The story for Ghost Blade see an Artificial Intelligence known as Shira, once built to protect the residents of Earths Mars colonies, becoming corrupted began to attack the Mars colonies it was created to protect. After a distress call is sent by Mars, The Earth Defense Force fleet fights its way to Shira and destroys it. Or so they thought. Shira had secretly created a backup tof itself and flees to an abandoned space station at the outskirts of the solar system. As one of Earths finest pilots, your tasked with seeking out Shira & putting an end to its menace once for all.
That’s it for the story really, as the game will reach it’s conclusion after you’ve blasted your way through the games 5 stages. There’s no cutscenes during the game to flesh things out or build a lore, which is par the course for the genre really. Outside of the main mode you’ll find others such as Score Attack & Practice, which all play similar to be honest. Curiously, there’s a 2 player mode. It works well, not affecting performance, but doesn’t seem to scale the game to fit. Difficulty & enemy count seem just the same as single player, meaning easy work can be made of the enemy if your flying with a wingman.
Those coming in from the Dreamcast release will appreciate the outlook on offer. Sprite design etc is very similar to the original, only now at a much higher resolution with the sprite detail scaling nicely as well. Another improvement comes in the form of framerate, as the odd bout of slowdown in the original during hectic moments has been ironed out here for a buttery smooth experience. Genre veterans will also appreciate the option to rotate the display, which would offer a fullscreen vertical plane on a rotated monitor (not really much use for those on TV’s though) Newcomers will enjoy the punchy display & bombastic special effects that get strewn across the screen during the more hectic moments.
Whilst the sound effects are pretty run of the mill & there’s barely a word spoken, the games soundtrack is definitely a highlight. Composed by Rafael Dyll, it sets the tone for the game and never lets up as you push through the bullets each stage. There’s also an alternative soundtrack to select, with each perfectly fitting for the game and mainly coming down to preference which you’ll stick with in the end.
A game in this genre lives & dies by it’s gameplay, those invested in the genre will accept nothing less than absolute precision, and Ghost Blade obliges. The way the game handles is never an issue for the player, allowing one to dance through the bullets on screen with ease whilst dishing out the hurt. Newcomers are helped by an option that slows the game down a little when things get hectic so they’re not overwhelmed, but this can be disabled in the options once a decent comfort level has been reached. The main variance in gameplay comes from which craft you choose. Each offers different firing arcs, so trying all 3 is best to find one that suits your style. Eventually you’ll find your tactics evolving as you play. At first you may just blast everything that moves, but it doesn’t take long for you to start trying different tactics – such as picking your targets based on threat. It’s great for newcomers as these skills will naturally come as you progress in the game.

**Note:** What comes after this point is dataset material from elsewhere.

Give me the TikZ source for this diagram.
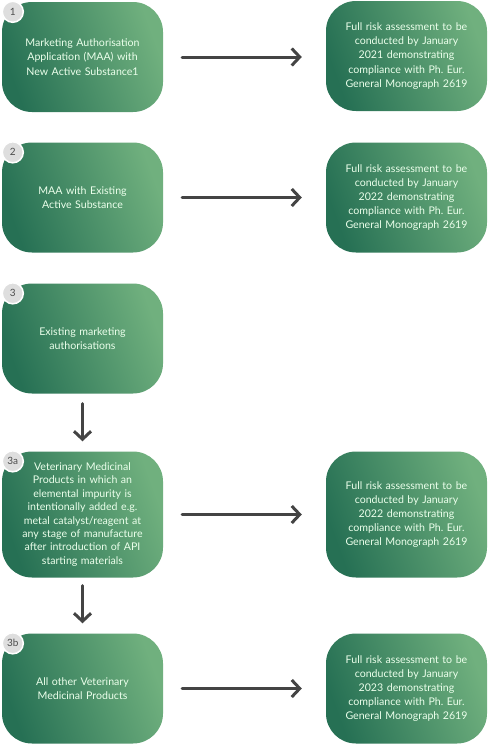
\documentclass[tikz,border=0pt]{standalone}
\usepackage{fontspec}
\setmainfont{Lato}
\frenchspacing
\usetikzlibrary{arrows.meta}
\definecolor{boxdark}{RGB}{38,112,84}
\definecolor{boxlight}{RGB}{112,176,126}
\definecolor{arrowgray}{RGB}{68,68,68}
\definecolor{badgegray}{RGB}{222,222,222}
\tikzset{
  stage/.style={rounded corners=30pt, minimum width=161pt, minimum height=110pt,
    left color=boxdark, right color=boxlight, shading angle=110,
    text=white!92!green, align=center, text width=150pt,
    font=\fontsize{10.6}{14.2}\selectfont},
  badge/.style={circle, draw=white, line width=1.5pt, fill=badgegray,
    minimum size=21pt, inner sep=0pt, text=black!70,
    font=\fontsize{10}{10}\selectfont},
  flow/.style={arrowgray, line width=3pt, line cap=round,
    -{Straight Barb[length=8pt, width=17pt, line width=3pt]}}
}
\begin{document}
\begin{tikzpicture}[x=1pt, y=-1pt]
    \useasboundingbox (0,0) rectangle (488,745);
    % left column
    \node[stage] (m1) at (82.5,57) {Marketing Authorisation\\Application (MAA) with\\New Active Substance1};
    \node[stage] (m2) at (82.5,197.5) {MAA with Existing\\Active Substance};
    \node[stage] (m3) at (82.5,338.5) {Existing marketing\\authorisations};
    \node[stage, minimum height=126pt, font=\fontsize{10.6}{13.4}\selectfont] (m3a) at (82.5,514.5) {Veterinary Medicinal\\Products in which an\\elemental impurity is\\intentionally added e.g.\\metal catalyst/reagent at\\any stage of manufacture\\after introduction of API\\starting materials};
    \node[stage] (m3b) at (82.5,688.5) {All other Veterinary\\Medicinal Products};
    % right column
    \node[stage] (r1) at (406.5,56) {Full risk assessment to be\\conducted by January\\2021 demonstrating\\compliance with Ph. Eur.\\General Monograph 2619};
    \node[stage] (r2) at (406.5,197.5) {Full risk assessment to be\\conducted by January\\2022 demonstrating\\compliance with Ph. Eur.\\General Monograph 2619};
    \node[stage, minimum height=126pt] (r3a) at (406.5,514.5) {Full risk assessment to be\\conducted by January\\2022 demonstrating\\compliance with Ph. Eur.\\General Monograph 2619};
    \node[stage] (r3b) at (406.5,688.5) {Full risk assessment to be\\conducted by January\\2023 demonstrating\\compliance with Ph. Eur.\\General Monograph 2619};
    % numbers
    \node[badge] (b1) at ([shift={(11,10)}]m1.north west) {1};
    \node[badge] (b2) at ([shift={(11,10)}]m2.north west) {2};
    \node[badge] (b3) at ([shift={(11,10)}]m3.north west) {3};
    \node[badge] (b3a) at ([shift={(11,10)}]m3a.north west) {3a};
    \node[badge] (b3b) at ([shift={(11,10)}]m3b.north west) {3b};
    % arrows
    \draw[flow, shorten <=19pt, shorten >=24pt] (m1.east) -- (r1.west |- m1.east);
    \draw[flow, shorten <=19pt, shorten >=24pt] (m2.east) -- (r2.west);
    \draw[flow, shorten <=19pt, shorten >=24pt] (m3a.east) -- (r3a.west |- m3a.east);
    \draw[flow, shorten <=19pt, shorten >=24pt] (m3b.east) -- (r3b.west);
    \draw[flow, shorten <=10pt, shorten >=10pt] (m3.south) -- (m3a.north);
    \draw[flow, shorten <=8pt, shorten >=10pt] (m3a.south) -- (m3b.north);
\end{tikzpicture}
\end{document}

It’s all about the score with this one though. There’s numerous ways of boosting it, not getting destroyed being the most obvious one, with most of the games modes focusing on score hoarding. Whilst the likes of the bomb are great in a pinch for clearing the screen, not using these for example makes for a good score booster as there’s bonuses if you abstain or hoard them. Leaderboards, online & local, will help keep track of your progress – getting anywhere near the top may be difficult for newcomers though. With that said, the gameplay on offer works for all user. Newcomers will appreciate the natural skill/tactics progression, whilst veterans will find a game that gives a great 90’s shmup vibe & well rounded package.
Ghost Blade HD does exactly what it says on the tin for veterans of the genre whilst offering a good portal for newcomers to give shmups a go. A few niggles with the game prevent a perfect score, but there’s no denying its great where it counts as the gameplay really does take one back to the glory of 90’s shmups – the low price of entry ($9.99/£7.39) makes it a no-brainer if all this sounds remotely interesting.
Ghost Blade HD (Playstation 4) - 8/10
- Slick & responsive shmup goodness
- A great audio & visual boost over the Dreamcast original
- A choice of two great soundtracks!